Row over islet: another Brexit problem?
A dispute over an uninhabited granite islet in the northeast Atlantic has flared up once more. Rockall lies in an oil-rich area around 400 kilometres northwest of Ireland and Scotland. On the weekend Scotland threatened to take action and deploy patrol boats against Irish fishermen who it claims are fishing in the area illegally. Ireland's press fears that the dispute could be the first of many.
A bad joke
This is not about fisheries, catch quotas, oil or gas, the Irish Examiner warns:
“The more likely explanation, seen through an Irish porthole, is that Britain is preparing for a fast-approaching untidy exit from the EU and it wants to have the clearest possible delineation of its national boundaries ... [Ireland's] Foreign Affairs Minister Simon Coveney has said that diplomacy, not threats, is needed to resolve the dispute and he has made reassuring noises about sorting matters out without budging from Ireland's long-held stance on the issue. Privately, given the role the barely visible land border has played in the Brexit negotiation shambles, he must be pondering the utterly invisible sea border that now confronts him and wondering if he has woken up on page one of the ultimate book of bad jokes.”

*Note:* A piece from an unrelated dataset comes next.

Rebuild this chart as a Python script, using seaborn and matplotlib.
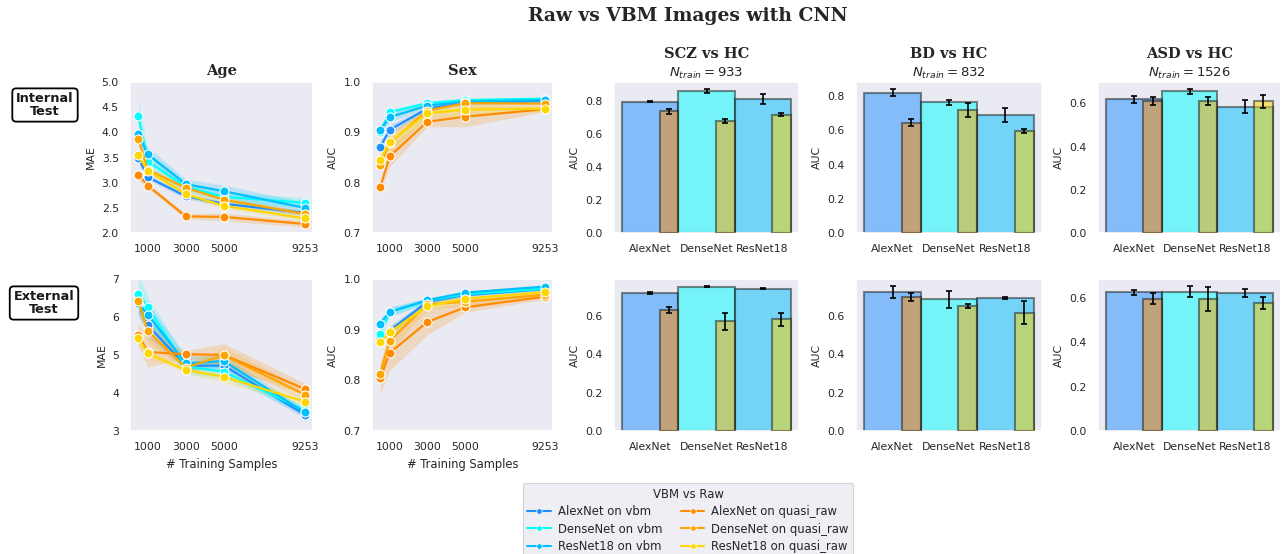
import numpy as np
import pandas as pd
import matplotlib
matplotlib.use("Agg")
import matplotlib.pyplot as plt
from matplotlib.lines import Line2D
import seaborn as sns

sns.set_theme(style="dark")
plt.rcParams["font.family"] = ["DejaVu Sans"]

# ---- training-size curves -------------------------------------------------
n_samples = [500, 1000, 3000, 5000, 9253]
series = ["AlexNet on vbm", "DenseNet on vbm", "ResNet18 on vbm",
          "AlexNet on quasi_raw", "DenseNet on quasi_raw", "ResNet18 on quasi_raw"]
colors = ["dodgerblue", "cyan", "deepskyblue", "darkorange", "orange", "gold"]

# Age MAE, internal test (mean, half-width of band)
age_int = {
    "AlexNet on vbm":        [3.49, 3.11, 2.73, 2.58, 2.40],
    "DenseNet on vbm":       [4.33, 3.42, 2.92, 2.72, 2.60],
    "ResNet18 on vbm":       [3.97, 3.56, 2.97, 2.83, 2.50],
    "AlexNet on quasi_raw":  [3.16, 2.94, 2.33, 2.32, 2.18],
    "DenseNet on quasi_raw": [3.87, 3.25, 2.90, 2.66, 2.38],
    "ResNet18 on quasi_raw": [3.54, 3.24, 2.77, 2.54, 2.29],
}
age_int_err = {
    "AlexNet on vbm":        [0.08, 0.05, 0.05, 0.05, 0.05],
    "DenseNet on vbm":       [0.33, 0.20, 0.10, 0.10, 0.10],
    "ResNet18 on vbm":       [0.10, 0.15, 0.10, 0.12, 0.12],
    "AlexNet on quasi_raw":  [0.10, 0.05, 0.05, 0.08, 0.06],
    "DenseNet on quasi_raw": [0.08, 0.08, 0.06, 0.06, 0.05],
    "ResNet18 on quasi_raw": [0.08, 0.06, 0.06, 0.06, 0.05],
}
# Sex AUC, internal test
sex_int = {
    "AlexNet on vbm":        [0.871, 0.905, 0.947, 0.958, 0.962],
    "DenseNet on vbm":       [0.900, 0.940, 0.958, 0.964, 0.967],
    "ResNet18 on vbm":       [0.905, 0.930, 0.953, 0.961, 0.964],
    "AlexNet on quasi_raw":  [0.791, 0.852, 0.921, 0.931, 0.946],
    "DenseNet on quasi_raw": [0.835, 0.878, 0.943, 0.958, 0.957],
    "ResNet18 on quasi_raw": [0.846, 0.880, 0.938, 0.945, 0.947],
}
sex_int_err = {
    "AlexNet on vbm":        [0.010, 0.010, 0.004, 0.004, 0.003],
    "DenseNet on vbm":       [0.010, 0.006, 0.004, 0.004, 0.003],
    "ResNet18 on vbm":       [0.010, 0.010, 0.004, 0.004, 0.003],
    "AlexNet on quasi_raw":  [0.010, 0.020, 0.010, 0.020, 0.005],
    "DenseNet on quasi_raw": [0.015, 0.020, 0.010, 0.010, 0.005],
    "ResNet18 on quasi_raw": [0.015, 0.015, 0.010, 0.012, 0.005],
}
# Age MAE, external test
age_ext = {
    "AlexNet on vbm":        [6.33, 5.78, 4.72, 4.72, 3.43],
    "DenseNet on vbm":       [6.61, 6.25, 4.70, 4.56, 3.54],
    "ResNet18 on vbm":       [6.37, 6.06, 4.78, 4.84, 3.49],
    "AlexNet on quasi_raw":  [5.53, 5.08, 5.02, 5.00, 4.11],
    "DenseNet on quasi_raw": [6.42, 5.63, 4.67, 4.99, 3.96],
    "ResNet18 on quasi_raw": [5.44, 5.04, 4.60, 4.43, 3.77],
}
age_ext_err = {
    "AlexNet on vbm":        [0.30, 0.30, 0.10, 0.15, 0.10],
    "DenseNet on vbm":       [0.50, 0.30, 0.20, 0.15, 0.10],
    "ResNet18 on vbm":       [0.30, 0.30, 0.20, 0.15, 0.10],
    "AlexNet on quasi_raw":  [0.30, 0.40, 0.10, 0.30, 0.15],
    "DenseNet on quasi_raw": [0.30, 0.30, 0.10, 0.20, 0.15],
    "ResNet18 on quasi_raw": [0.20, 0.10, 0.08, 0.15, 0.10],
}
# Sex AUC, external test
sex_ext = {
    "AlexNet on vbm":        [0.884, 0.898, 0.955, 0.968, 0.980],
    "DenseNet on vbm":       [0.891, 0.935, 0.957, 0.970, 0.981],
    "ResNet18 on vbm":       [0.912, 0.935, 0.958, 0.973, 0.985],
    "AlexNet on quasi_raw":  [0.804, 0.854, 0.915, 0.944, 0.965],
    "DenseNet on quasi_raw": [0.813, 0.878, 0.950, 0.955, 0.969],
    "ResNet18 on quasi_raw": [0.876, 0.895, 0.946, 0.961, 0.974],
}
sex_ext_err = {
    "AlexNet on vbm":        [0.010, 0.010, 0.005, 0.003, 0.003],
    "DenseNet on vbm":       [0.010, 0.008, 0.005, 0.003, 0.003],
    "ResNet18 on vbm":       [0.010, 0.010, 0.005, 0.003, 0.003],
    "AlexNet on quasi_raw":  [0.030, 0.035, 0.025, 0.010, 0.005],
    "DenseNet on quasi_raw": [0.020, 0.020, 0.010, 0.008, 0.005],
    "ResNet18 on quasi_raw": [0.010, 0.010, 0.008, 0.006, 0.004],
}

# ---- diagnosis classification bars ---------------------------------------
models = ["AlexNet", "DenseNet", "ResNet18"]
vbm_colors = ["dodgerblue", "cyan", "deepskyblue"]
raw_colors = ["darkorange", "orange", "gold"]
tasks = ["SCZ vs HC", "BD vs HC", "ASD vs HC"]
n_train = [933, 832, 1526]

scz_int_vbm, scz_int_vbm_err = [0.794, 0.857, 0.812], [0.005, 0.012, 0.030]
scz_int_raw, scz_int_raw_err = [0.735, 0.676, 0.715], [0.015, 0.012, 0.008]
bd_int_vbm, bd_int_vbm_err = [0.821, 0.765, 0.689], [0.020, 0.015, 0.040]
bd_int_raw, bd_int_raw_err = [0.644, 0.718, 0.597], [0.020, 0.040, 0.010]
asd_int_vbm, asd_int_vbm_err = [0.619, 0.656, 0.584], [0.015, 0.010, 0.030]
asd_int_raw, asd_int_raw_err = [0.611, 0.611, 0.611], [0.020, 0.020, 0.030]

scz_ext_vbm, scz_ext_vbm_err = [0.719, 0.753, 0.743], [0.006, 0.002, 0.002]
scz_ext_raw, scz_ext_raw_err = [0.630, 0.572, 0.582], [0.015, 0.045, 0.035]
bd_ext_vbm, bd_ext_vbm_err = [0.725, 0.687, 0.694], [0.030, 0.045, 0.004]
bd_ext_raw, bd_ext_raw_err = [0.699, 0.650, 0.617], [0.020, 0.010, 0.060]
asd_ext_vbm, asd_ext_vbm_err = [0.624, 0.627, 0.620], [0.010, 0.025, 0.018]
asd_ext_raw, asd_ext_raw_err = [0.596, 0.594, 0.576], [0.025, 0.055, 0.028]

W, H = 1284, 554
fig = plt.figure(figsize=(W / 100, H / 100), dpi=100)

col_px = [(130, 313), (372, 553), (614, 799), (856, 1042), (1098, 1281)]
row_px = [(82, 233), (279, 431)]


def make_ax(col, row):
    x0, x1 = col_px[col]
    y0, y1 = row_px[row]
    return fig.add_axes([x0 / W, 1 - y1 / H, (x1 - x0) / W, (y1 - y0) / H])


TICK = 7.8
title_font = dict(family="DejaVu Serif", weight="bold", size=10.5, color=".15")
EDGE = (0.1, 0.1, 0.1)


def curve_panel(ax, means, errs, ylabel, yticks, ylim, xlabel):
    rows = []
    for s in series:
        for n, v in zip(n_samples, means[s]):
            rows.append({"samples": n, "value": v, "model": s})
    df = pd.DataFrame(rows)
    sns.lineplot(data=df, x="samples", y="value", hue="model", hue_order=series,
                 palette=dict(zip(series, colors)), marker="o", markersize=6.5,
                 markeredgecolor="white", markeredgewidth=0.8, linewidth=1.6,
                 errorbar=None, legend=False, ax=ax)
    for s, c in zip(series, colors):
        m = np.array(means[s])
        e = np.array(errs[s])
        ax.fill_between(n_samples, m - e, m + e, color=c, alpha=0.2, linewidth=0)
    ax.set_xticks([1000, 3000, 5000, 9253])
    ax.set_yticks(yticks)
    ax.set_ylim(*ylim)
    ax.set_ylabel(ylabel, fontsize=TICK)
    ax.set_xlabel(xlabel, fontsize=TICK + 0.5)
    ax.tick_params(labelsize=TICK, pad=2)


def bar_panel(ax, vbm, vbm_err, raw, raw_err):
    df = pd.DataFrame({"model": models, "auc": vbm})
    sns.barplot(data=df, x="model", y="auc", hue="model", palette=vbm_colors,
                saturation=1, width=1.0, alpha=0.5, edgecolor=EDGE, linewidth=1.5,
                errorbar=None, legend=False, ax=ax)
    pos = np.arange(len(models))
    ax.errorbar(pos, vbm, yerr=vbm_err, fmt="none", ecolor="black",
                elinewidth=1.2, capsize=2.5, capthick=1.2, zorder=5)
    ax.bar(pos + 1 / 3, raw, width=1 / 3, color=raw_colors, alpha=0.5,
           edgecolor=EDGE, linewidth=1.5, zorder=3)
    ax.errorbar(pos + 1 / 3, raw, yerr=raw_err, fmt="none", ecolor="black",
                elinewidth=1.2, capsize=2.5, capthick=1.2, zorder=5)
    top = max(max(np.add(vbm, vbm_err)), max(np.add(raw, raw_err)))
    ax.set_ylim(0, top * 1.05)
    ax.set_xlim(-0.65, 2.65)
    ax.yaxis.set_major_locator(matplotlib.ticker.MultipleLocator(0.2))
    ax.set_xlabel("")
    ax.set_ylabel("AUC", fontsize=TICK)
    ax.tick_params(labelsize=TICK, pad=2)


# row 1: internal test
ax = make_ax(0, 0)
curve_panel(ax, age_int, age_int_err, "MAE", np.arange(2.0, 5.01, 0.5), (2.0, 5.0), "")
ax.set_title("Age", fontdict=title_font, pad=5)
ax = make_ax(1, 0)
curve_panel(ax, sex_int, sex_int_err, "AUC", [0.7, 0.8, 0.9, 1.0], (0.7, 1.0), "")
ax.set_title("Sex", fontdict=title_font, pad=5)

internal_bars = [(scz_int_vbm, scz_int_vbm_err, scz_int_raw, scz_int_raw_err),
                 (bd_int_vbm, bd_int_vbm_err, bd_int_raw, bd_int_raw_err),
                 (asd_int_vbm, asd_int_vbm_err, asd_int_raw, asd_int_raw_err)]
external_bars = [(scz_ext_vbm, scz_ext_vbm_err, scz_ext_raw, scz_ext_raw_err),
                 (bd_ext_vbm, bd_ext_vbm_err, bd_ext_raw, bd_ext_raw_err),
                 (asd_ext_vbm, asd_ext_vbm_err, asd_ext_raw, asd_ext_raw_err)]

for k, (task, n) in enumerate(zip(tasks, n_train)):
    ax = make_ax(2 + k, 0)
    bar_panel(ax, *internal_bars[k])
    ax.set_title("$N_{train} = %d$" % n, fontsize=9.5, color=".15", pad=4)
    ax.text(0.5, 1.14, task, transform=ax.transAxes, ha="center", va="bottom",
            fontdict=title_font)

# row 2: external test
ax = make_ax(0, 1)
curve_panel(ax, age_ext, age_ext_err, "MAE", [3, 4, 5, 6, 7], (3, 7), "# Training Samples")
ax = make_ax(1, 1)
curve_panel(ax, sex_ext, sex_ext_err, "AUC", [0.7, 0.8, 0.9, 1.0], (0.7, 1.0), "# Training Samples")
for k in range(3):
    ax = make_ax(2 + k, 1)
    bar_panel(ax, *external_bars[k])

# row labels
box = dict(boxstyle="round,pad=0.3", facecolor="white", edgecolor="black", linewidth=1.3)
fig.text(45 / W, 1 - 105 / H, "Internal\nTest", ha="center", va="center",
         fontsize=9.3, weight="bold", linespacing=0.95, color=".1", bbox=box)
fig.text(44 / W, 1 - 303 / H, "External\nTest", ha="center", va="center",
         fontsize=9.3, weight="bold", linespacing=0.95, color=".1", bbox=box)

fig.suptitle("Raw vs VBM Images with CNN", family="DejaVu Serif", weight="bold",
             fontsize=13.5, color=".15", x=688 / W, y=1 - 16 / H, va="center")

handles = [Line2D([], [], color=c, marker="o", markersize=4, linewidth=1.5,
                  markeredgecolor="white", markeredgewidth=0.5) for c in colors]
leg = fig.legend(handles, series, title="VBM vs Raw", ncol=2, loc="upper center",
                 bbox_to_anchor=(688 / W, 1 - 483 / H), borderaxespad=0,
                 fontsize=8.4, title_fontsize=8.4, frameon=True,
                 facecolor="#eaeaf2", edgecolor="#cccccc", handlelength=2.0,
                 handletextpad=0.6, columnspacing=1.6, borderpad=0.4,
                 labelspacing=0.38)
leg.get_frame().set_linewidth(0.8)

fig.savefig("out.png", dpi=100)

Worrying reminder of how fragile peace is
For the Irish Times the incident shows how much harm Brexit has already done to British-Irish relations:
“The sudden outbreak of tension between the Scottish government and Ireland over fishing rights around Rockall is probably just a hint of the kind of difficulties that will inevitably arise if the United Kingdom as a whole leaves the EU without a deal. Fishing rights are a difficult issue at the best of times, as evidenced by the Irish Navy's arrest of vessels from the North in Carlingford Lough a few months ago, but the sabre rattling by the Scottish authorities is a worrying reminder of how relations can sour very quickly over relatively minor disputes over sovereignty.”